Two random notes... The weather is actually really nice. It's upper 70s low 80s. It is really humid, but when it's only 80, it's not so big a deal. So, I'm sweating, but I'm not dying. We had a nice little rain shower this afternoon, but it just lasted a few minutes, and it was cooler afterward. Number two: English is written everywhere; almost every sign has both Kannada and English, and some are exclusively English. Many of the people here speak English and one of many, many other local languages. In fact, I learned today, that though Hindi is the state language of India, in south India, more people speak English than Hindi. Interesting, no?

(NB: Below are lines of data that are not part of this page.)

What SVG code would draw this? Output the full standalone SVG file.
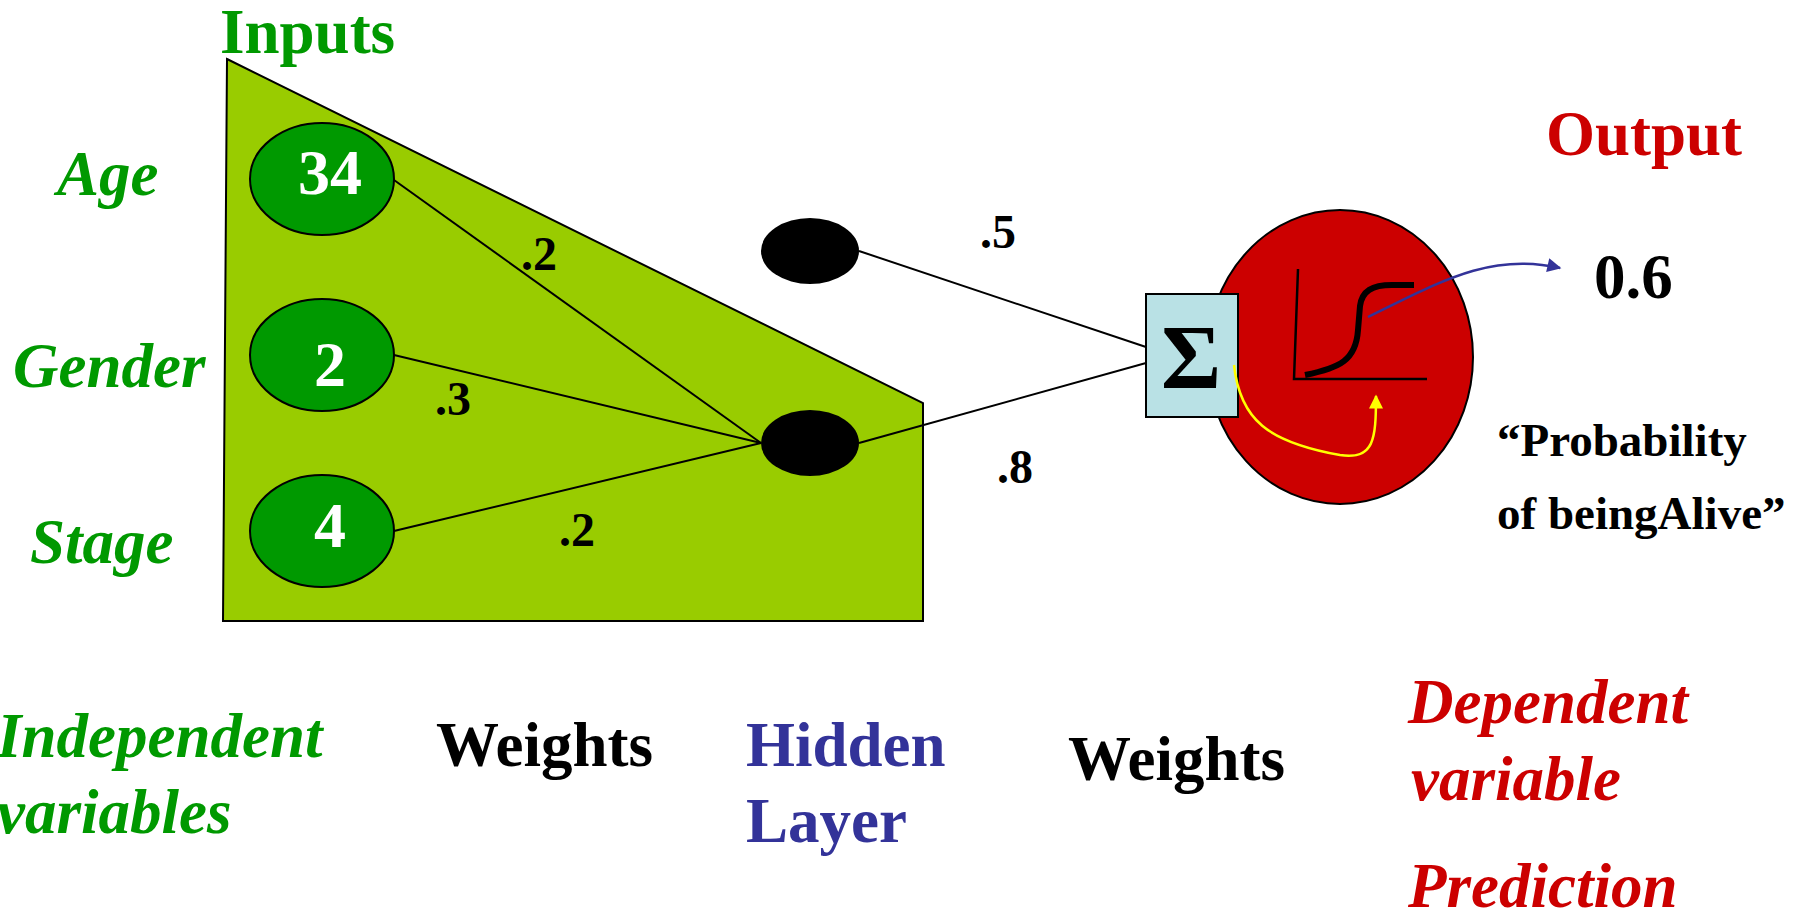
<svg xmlns="http://www.w3.org/2000/svg" width="1806" height="922" viewBox="0 0 1806 922">
<style>
text{font-family:"Liberation Serif","Times New Roman",serif;font-weight:bold}
.it{font-style:italic}
.g{fill:#009900}
.r{fill:#CC0000}
.b{fill:#333399}
.k{fill:#000}
.w{fill:#fff;text-anchor:middle;font-size:64px}
.wt{font-size:48px;fill:#000}
.ln{stroke:#000;stroke-width:2;fill:none}
.in{fill:#009900;stroke:#000;stroke-width:2}
.hid{fill:#000}
</style>
<defs>
<marker id="ab" viewBox="0 0 10 10" refX="9" refY="5" markerWidth="16" markerHeight="14" markerUnits="userSpaceOnUse" orient="auto"><path d="M0,0 L10,5 L0,10 z" fill="#333399"/></marker>
<marker id="ay" viewBox="0 0 10 10" refX="9" refY="5" markerWidth="16" markerHeight="14" markerUnits="userSpaceOnUse" orient="auto"><path d="M0,0 L10,5 L0,10 z" fill="#FFFF00"/></marker>
</defs>
<rect width="1806" height="922" fill="#fff"/>
<g id="input-region">
<polygon points="227,59 923,403 923,621 223,621" fill="#99CC00" stroke="#000" stroke-width="2"/>
</g>
<g id="labels-top">
<text class="g" x="220" y="53" font-size="63">Inputs</text>
<text class="g it" x="57" y="195" font-size="63">Age</text>
<text class="g it" x="13" y="387" font-size="63">Gender</text>
<text class="g it" x="30" y="563" font-size="63">Stage</text>
</g>
<g id="node-age">
<ellipse class="in" cx="322" cy="179" rx="72" ry="56"/>
<text class="w" x="330" y="194">34</text>
</g>
<g id="node-gender">
<ellipse class="in" cx="322" cy="355" rx="72" ry="56"/>
<text class="w" x="330" y="386">2</text>
</g>
<g id="node-stage">
<ellipse class="in" cx="322" cy="531" rx="72" ry="56"/>
<text class="w" x="330" y="547">4</text>
</g>
<g id="hidden-top">
<ellipse class="hid" cx="810" cy="251" rx="49" ry="33"/>
</g>
<g id="hidden-bottom">
<ellipse class="hid" cx="810" cy="443" rx="49" ry="33"/>
</g>
<g id="weights">
<text class="wt" x="521" y="270">.2</text>
<text class="wt" x="435" y="415">.3</text>
<text class="wt" x="559" y="546">.2</text>
<text class="wt" x="980" y="248">.5</text>
<text class="wt" x="997" y="483">.8</text>
</g>
<g id="output-node">
<ellipse cx="1340" cy="357" rx="133" ry="147" fill="#CC0000" stroke="#000" stroke-width="2"/>
<path d="M1298,269 L1294,379 L1427,379" fill="none" stroke="#000" stroke-width="2.5"/>
<path d="M1305,375 C1340,368 1356,360 1358,330 L1360,306 C1362,291 1372,285 1392,285 L1414,285" fill="none" stroke="#000" stroke-width="6"/>
</g>
<g id="sum-node">
<rect x="1146" y="294" width="92" height="123" fill="#B9E1E5" stroke="#000" stroke-width="2"/>
<text x="1191" y="388" font-size="92" text-anchor="middle" class="k">Σ</text>
</g>
<g id="connectors">
<line class="ln" x1="394" y1="180" x2="761" y2="443"/>
<line class="ln" x1="394" y1="355" x2="761" y2="443"/>
<line class="ln" x1="394" y1="531" x2="761" y2="443"/>
<line class="ln" x1="859" y1="443" x2="1146" y2="363"/>
<line class="ln" x1="859" y1="251" x2="1146" y2="347"/>
<path d="M1368,317 C1440,282 1490,252 1560,268" fill="none" stroke="#333399" stroke-width="2.5" marker-end="url(#ab)"/>
<path d="M1234,365 C1240,420 1268,442 1340,455 C1374,460 1376,440 1376,396" fill="none" stroke="#FFFF00" stroke-width="2.5" marker-end="url(#ay)"/>
</g>
<g id="output-labels">
<text class="r" x="1546" y="155" font-size="63">Output</text>
<text class="k" x="1594" y="298" font-size="63">0.6</text>
<text class="k" x="1497" y="456" font-size="47">“Probability</text>
<text class="k" x="1497" y="529" font-size="47">of beingAlive”</text>
</g>
<g id="labels-bottom">
<text class="g it" x="-3" y="757" font-size="63">Independent</text>
<text class="g it" x="-3" y="833" font-size="63">variables</text>
<text class="k" x="436" y="766" font-size="63">Weights</text>
<text class="b" x="746" y="766" font-size="63">Hidden</text>
<text class="b" x="746" y="842" font-size="63">Layer</text>
<text class="k" x="1068" y="780" font-size="63">Weights</text>
<text class="r it" x="1408" y="723" font-size="63">Dependent</text>
<text class="r it" x="1411" y="800" font-size="63">variable</text>
<text class="r it" x="1408" y="907" font-size="63">Prediction</text>
</g>
</svg>
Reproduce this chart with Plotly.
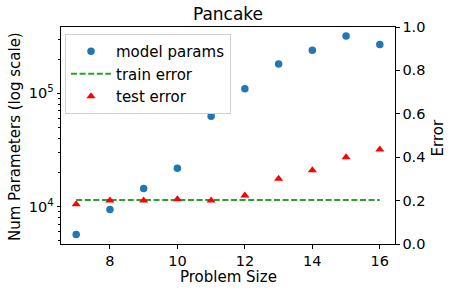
import plotly.graph_objects as go

problem_size = [7, 8, 9, 10, 11, 12, 13, 14, 15, 16]
model_params = [5700, 9470, 14500, 21800, 62800, 110000, 181000, 240000, 321000, 270000]
train_error = [0.203] * 10
test_error = [0.183, 0.201, 0.201, 0.206, 0.201, 0.223, 0.301, 0.340, 0.400, 0.435]

FONT = "DejaVu Sans"
L, R, T, B = 61, 395, 27, 244
W, H = 452, 292

def px_x(x):
    return (x - L) / (R - L)

def px_y(y):
    return (B - y) / (B - T)

fig = go.Figure()
fig.add_trace(go.Scatter(
    x=problem_size, y=model_params, mode="markers", name="model params",
    marker=dict(symbol="circle", size=7.5, color="#1f77b4"), yaxis="y"))
fig.add_trace(go.Scatter(
    x=problem_size, y=train_error, mode="lines", name="train error",
    line=dict(color="#2ca02c", width=2, dash="6px,2.6px"), yaxis="y2"))
fig.add_trace(go.Scatter(
    x=problem_size, y=test_error, mode="markers", name="test error",
    marker=dict(symbol="triangle-up", size=8, color="#ff0000"), yaxis="y2"))

annotations = [
    dict(text="Num Parameters (log scale)", x=px_x(15), y=px_y(137), textangle=-90,
         font=dict(size=15)),
    dict(text="Error", x=px_x(437), y=px_y(138.5), textangle=-90, font=dict(size=15)),
    dict(text="Problem Size", x=px_x(228), y=px_y(277), font=dict(size=15)),
]
for a in annotations:
    a.update(xref="paper", yref="paper", xanchor="center", yanchor="middle",
             showarrow=False)

fig.update_layout(
    width=W, height=H,
    margin=dict(l=L, r=W - R, t=T, b=H - B, autoexpand=False),
    paper_bgcolor="white", plot_bgcolor="white",
    font=dict(family=FONT, size=14.5, color="black"),
    title=dict(text="Pancake", x=0.5, xref="paper", xanchor="center",
               y=1 - 14 / H, yanchor="middle", font=dict(size=17)),
    showlegend=True,
    legend=dict(x=px_x(65), y=px_y(34), xanchor="left", yanchor="top",
                bgcolor="white", bordercolor="#d0d0d0", borderwidth=1,
                font=dict(size=15), itemwidth=40),
    annotations=annotations,
    xaxis=dict(range=[6.55, 16.45], tickvals=[8, 10, 12, 14, 16], automargin=False,
               showgrid=False, zeroline=False, showline=True, linecolor="black",
               linewidth=1, mirror=True, ticks="outside", ticklen=3.5,
               tickcolor="black", tickfont=dict(size=14.5)),
    yaxis=dict(type="log", range=[3.671, 5.585], automargin=False,
               tickvals=[1e4, 1e5], ticktext=["10<sup>4</sup>", "10<sup>5</sup>"],
               showgrid=False, zeroline=False, showline=True, linecolor="black",
               linewidth=1, ticks="outside", ticklen=3.5, tickcolor="black",
               tickfont=dict(size=14.5),
               minor=dict(ticks="outside", ticklen=2, tickcolor="black",
                          tickvals=[5000, 6000, 7000, 8000, 9000, 20000, 30000,
                                    40000, 50000, 60000, 70000, 80000, 90000,
                                    200000, 300000], showgrid=False)),
    yaxis2=dict(overlaying="y", side="right", range=[0, 1], dtick=0.2, automargin=False,
                tickformat=".1f", showgrid=False, zeroline=False, showline=True,
                linecolor="black", linewidth=1, ticks="outside", ticklen=3.5,
                tickcolor="black", tickfont=dict(size=14.5)),
)

fig.write_html("out.html", config={"displayModeBar": False},
               post_script="document.body.style.margin='0';document.body.style.padding='0';")
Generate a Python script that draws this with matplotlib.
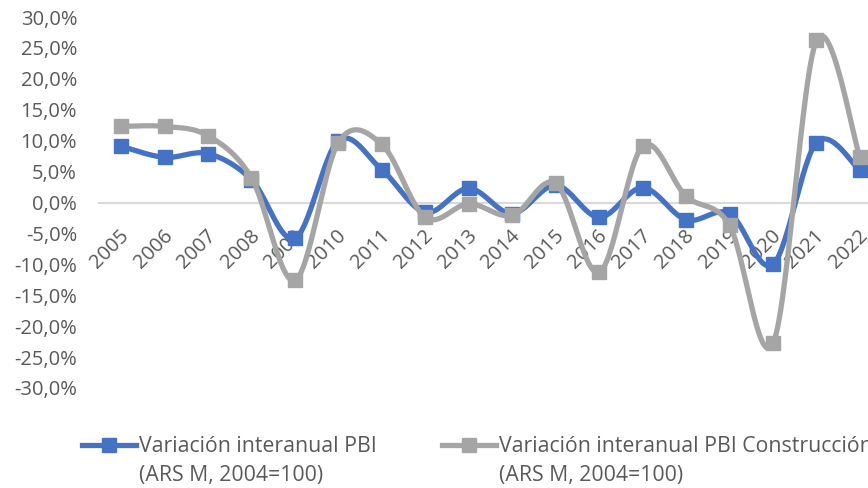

After checking in and taking a short nap, because well, I'm still on Eastern time, we headed to Enable India. There we had real Indian food for lunch. I was indeed spicy and vegetarian, but nothing I couldn't handle. Then, we headed off to a nearby park to work on sighted guide and diagonal technique. With Mickey leading the way, Lauren and I worked with the groups as they practiced the techniques and teaching how to use the techniques.

Almost all the future instructors know English, but at varying degrees, so that made my teaching both easier and harder. It was nice to be able to use words and not gestures, but I think there were times that I assumed they knew what I was talking about, and no one stopped me. I think I'll have to check in to be sure that I'm being understood. It's not only a knowing or not-knowing English thing, but there seems to be a different way of saying and phrasing things and our colloquialisms that they might not get.

As tired as I am, I really enjoyed teaching this afternoon. Before the trip, I was worried that I wouldn't be very good at the teaching O&M part, but I really think it's going to work out well. I'm really excited to keep teaching more. Tomorrow morning, we get to meet a real live blind kid, so that'll be fun. This is going to be a wonderful month, I think.

So I know this was a nice and lovely blog. I'm trying to stay up so I'll sleep tonight. I'm hoping all the rest are this nice and long, but if not, forgive my exhaustion.